→ Data extract
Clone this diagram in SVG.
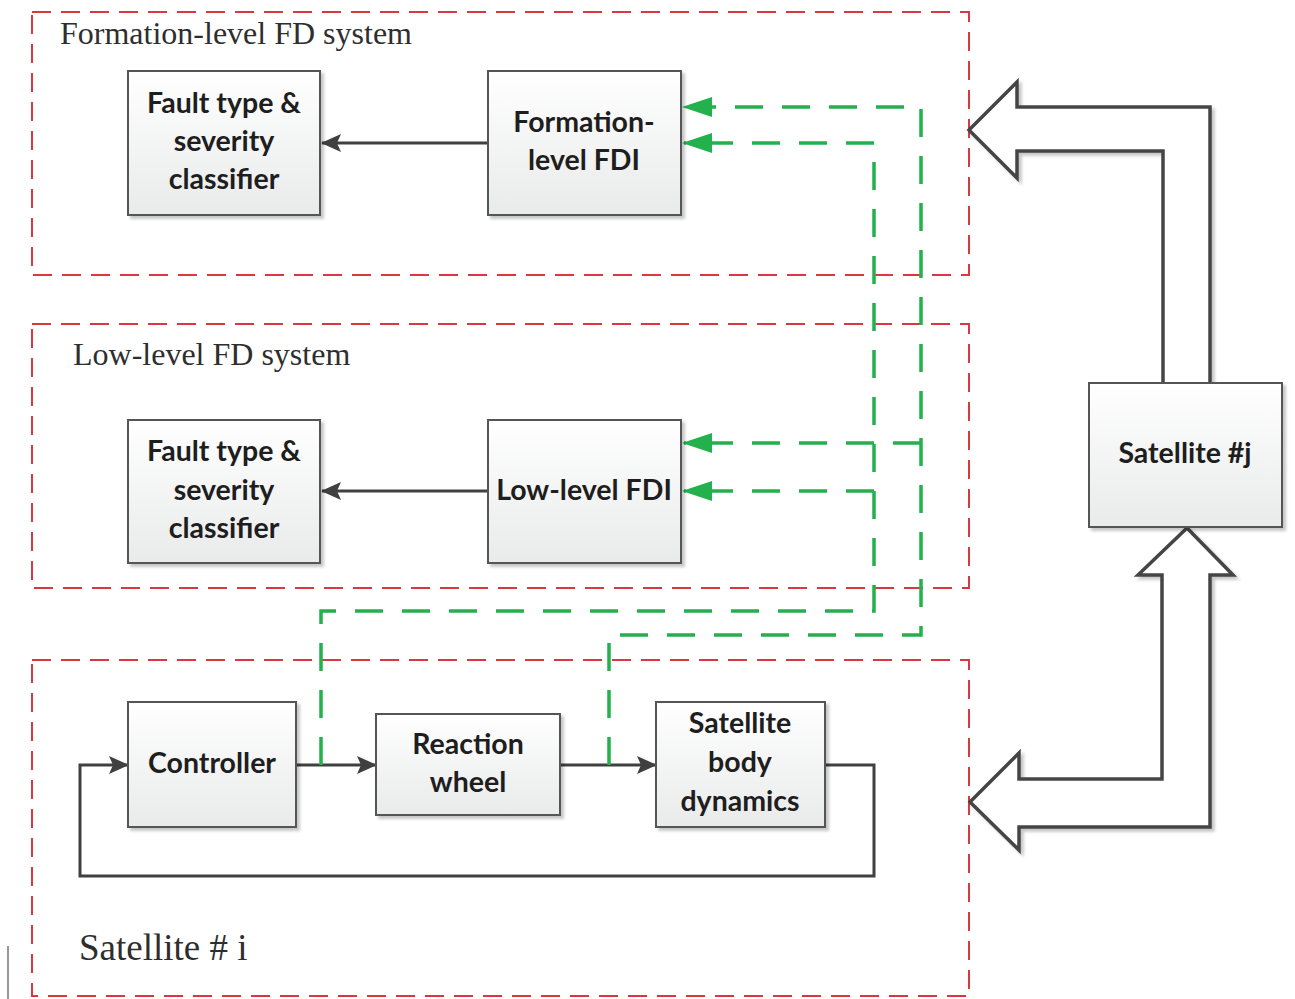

--

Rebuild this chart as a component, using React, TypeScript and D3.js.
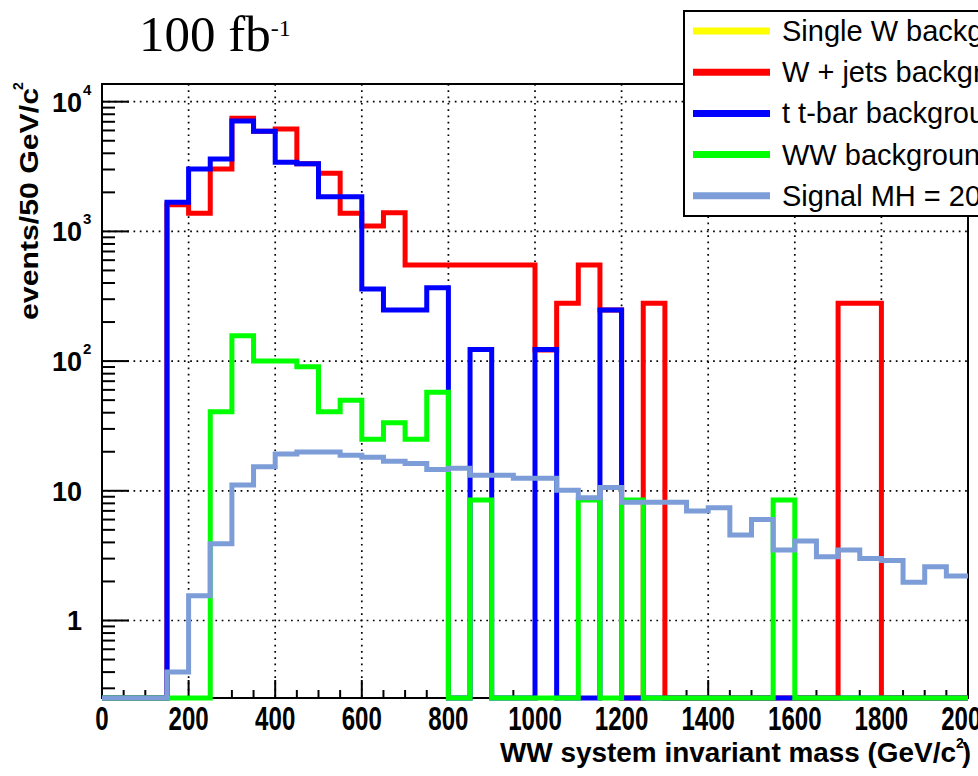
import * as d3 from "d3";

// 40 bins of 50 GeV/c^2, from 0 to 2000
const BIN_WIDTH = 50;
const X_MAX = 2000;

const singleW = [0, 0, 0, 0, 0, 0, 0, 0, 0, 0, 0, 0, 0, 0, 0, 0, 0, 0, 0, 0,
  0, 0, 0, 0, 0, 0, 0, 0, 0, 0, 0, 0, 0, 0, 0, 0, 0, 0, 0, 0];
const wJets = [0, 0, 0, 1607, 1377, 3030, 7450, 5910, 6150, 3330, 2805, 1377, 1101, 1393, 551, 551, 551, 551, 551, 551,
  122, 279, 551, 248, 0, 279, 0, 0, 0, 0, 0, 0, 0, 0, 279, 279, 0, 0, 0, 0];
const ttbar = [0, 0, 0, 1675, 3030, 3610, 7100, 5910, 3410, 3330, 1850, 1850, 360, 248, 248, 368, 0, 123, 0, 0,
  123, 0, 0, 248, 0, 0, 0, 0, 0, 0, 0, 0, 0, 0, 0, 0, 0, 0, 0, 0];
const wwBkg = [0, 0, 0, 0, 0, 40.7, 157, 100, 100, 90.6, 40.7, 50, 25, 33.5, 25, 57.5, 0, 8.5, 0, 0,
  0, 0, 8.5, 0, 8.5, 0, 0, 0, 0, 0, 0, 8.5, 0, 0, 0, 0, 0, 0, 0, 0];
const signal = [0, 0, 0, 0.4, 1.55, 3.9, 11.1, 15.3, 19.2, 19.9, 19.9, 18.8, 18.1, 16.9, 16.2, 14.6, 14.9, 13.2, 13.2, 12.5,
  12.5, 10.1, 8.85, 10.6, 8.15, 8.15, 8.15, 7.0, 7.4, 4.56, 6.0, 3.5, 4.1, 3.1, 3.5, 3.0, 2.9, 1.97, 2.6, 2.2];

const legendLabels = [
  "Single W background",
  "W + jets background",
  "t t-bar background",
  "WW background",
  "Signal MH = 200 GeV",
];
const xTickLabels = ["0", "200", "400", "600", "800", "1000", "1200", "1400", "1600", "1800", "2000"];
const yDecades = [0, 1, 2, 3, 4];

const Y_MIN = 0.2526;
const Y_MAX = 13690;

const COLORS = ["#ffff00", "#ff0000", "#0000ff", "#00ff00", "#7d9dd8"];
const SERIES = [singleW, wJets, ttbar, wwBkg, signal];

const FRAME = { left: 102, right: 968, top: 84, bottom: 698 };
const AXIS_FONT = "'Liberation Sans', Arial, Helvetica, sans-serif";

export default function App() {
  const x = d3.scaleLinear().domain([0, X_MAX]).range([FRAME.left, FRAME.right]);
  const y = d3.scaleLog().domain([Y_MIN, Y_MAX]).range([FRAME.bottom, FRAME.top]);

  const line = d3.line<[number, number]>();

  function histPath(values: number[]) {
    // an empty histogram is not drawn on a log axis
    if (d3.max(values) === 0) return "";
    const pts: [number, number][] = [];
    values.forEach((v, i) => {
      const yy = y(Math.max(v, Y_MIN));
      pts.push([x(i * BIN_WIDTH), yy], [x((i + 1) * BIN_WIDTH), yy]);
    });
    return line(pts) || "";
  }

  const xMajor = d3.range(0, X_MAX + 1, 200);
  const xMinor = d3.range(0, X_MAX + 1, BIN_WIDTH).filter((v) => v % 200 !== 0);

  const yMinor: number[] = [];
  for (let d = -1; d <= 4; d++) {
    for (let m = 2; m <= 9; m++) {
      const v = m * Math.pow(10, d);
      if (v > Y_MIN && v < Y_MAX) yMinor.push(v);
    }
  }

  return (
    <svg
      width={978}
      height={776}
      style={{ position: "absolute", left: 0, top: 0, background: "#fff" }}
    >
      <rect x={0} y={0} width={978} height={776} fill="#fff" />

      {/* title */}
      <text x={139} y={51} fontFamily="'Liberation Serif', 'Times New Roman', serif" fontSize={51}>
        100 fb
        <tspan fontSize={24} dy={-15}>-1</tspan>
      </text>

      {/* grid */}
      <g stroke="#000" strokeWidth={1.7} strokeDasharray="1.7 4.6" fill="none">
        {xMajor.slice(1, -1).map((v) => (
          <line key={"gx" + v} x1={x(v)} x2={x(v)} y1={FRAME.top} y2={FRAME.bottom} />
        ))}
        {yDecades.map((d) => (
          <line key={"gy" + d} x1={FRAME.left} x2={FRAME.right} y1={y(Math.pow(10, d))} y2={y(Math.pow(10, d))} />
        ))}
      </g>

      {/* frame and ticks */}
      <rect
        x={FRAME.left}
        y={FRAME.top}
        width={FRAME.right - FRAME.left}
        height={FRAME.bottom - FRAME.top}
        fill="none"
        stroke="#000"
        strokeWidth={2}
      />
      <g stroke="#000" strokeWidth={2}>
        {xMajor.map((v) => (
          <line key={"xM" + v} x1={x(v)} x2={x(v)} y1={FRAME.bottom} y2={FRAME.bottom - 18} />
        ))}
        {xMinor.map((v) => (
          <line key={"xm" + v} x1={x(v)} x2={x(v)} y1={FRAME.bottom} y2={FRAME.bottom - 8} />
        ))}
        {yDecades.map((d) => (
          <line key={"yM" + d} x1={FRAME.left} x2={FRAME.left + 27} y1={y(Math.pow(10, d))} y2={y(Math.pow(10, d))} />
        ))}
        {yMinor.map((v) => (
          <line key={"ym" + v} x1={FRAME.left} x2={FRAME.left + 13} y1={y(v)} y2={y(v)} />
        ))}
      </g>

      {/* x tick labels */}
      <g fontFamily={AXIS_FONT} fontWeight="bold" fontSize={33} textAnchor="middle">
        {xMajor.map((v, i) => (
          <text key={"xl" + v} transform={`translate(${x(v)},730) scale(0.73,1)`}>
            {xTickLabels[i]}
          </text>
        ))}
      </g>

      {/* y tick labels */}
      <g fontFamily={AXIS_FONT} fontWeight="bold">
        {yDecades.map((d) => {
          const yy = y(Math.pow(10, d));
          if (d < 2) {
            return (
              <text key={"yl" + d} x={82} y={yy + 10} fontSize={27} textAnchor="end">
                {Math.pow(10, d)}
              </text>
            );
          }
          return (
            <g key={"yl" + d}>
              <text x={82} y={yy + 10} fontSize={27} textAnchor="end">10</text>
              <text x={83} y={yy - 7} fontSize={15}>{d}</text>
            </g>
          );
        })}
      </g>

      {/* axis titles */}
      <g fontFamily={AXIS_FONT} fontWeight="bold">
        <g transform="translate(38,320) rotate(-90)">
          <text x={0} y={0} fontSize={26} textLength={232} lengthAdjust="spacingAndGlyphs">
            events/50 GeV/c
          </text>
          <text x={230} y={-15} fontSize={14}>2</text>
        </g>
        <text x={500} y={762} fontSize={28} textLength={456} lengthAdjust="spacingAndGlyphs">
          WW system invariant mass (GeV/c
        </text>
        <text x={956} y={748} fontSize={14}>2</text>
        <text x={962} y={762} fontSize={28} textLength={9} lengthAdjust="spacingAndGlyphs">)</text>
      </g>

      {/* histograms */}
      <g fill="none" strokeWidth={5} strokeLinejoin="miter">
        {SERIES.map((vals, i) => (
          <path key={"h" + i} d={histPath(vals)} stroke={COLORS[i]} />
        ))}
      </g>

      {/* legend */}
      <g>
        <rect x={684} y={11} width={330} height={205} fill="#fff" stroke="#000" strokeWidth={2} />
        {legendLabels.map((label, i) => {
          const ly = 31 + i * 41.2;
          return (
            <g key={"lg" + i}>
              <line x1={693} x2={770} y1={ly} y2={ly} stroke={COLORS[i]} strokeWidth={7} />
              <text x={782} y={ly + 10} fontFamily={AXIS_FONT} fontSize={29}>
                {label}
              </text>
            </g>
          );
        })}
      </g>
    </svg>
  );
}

→ Exercise prompt
Scan the lines for the string "this". Pick out every line that has it.

→ Solved problem
Clone this diagram in SVG.
Rebuild this chart as a component, using React, TypeScript and D3.js.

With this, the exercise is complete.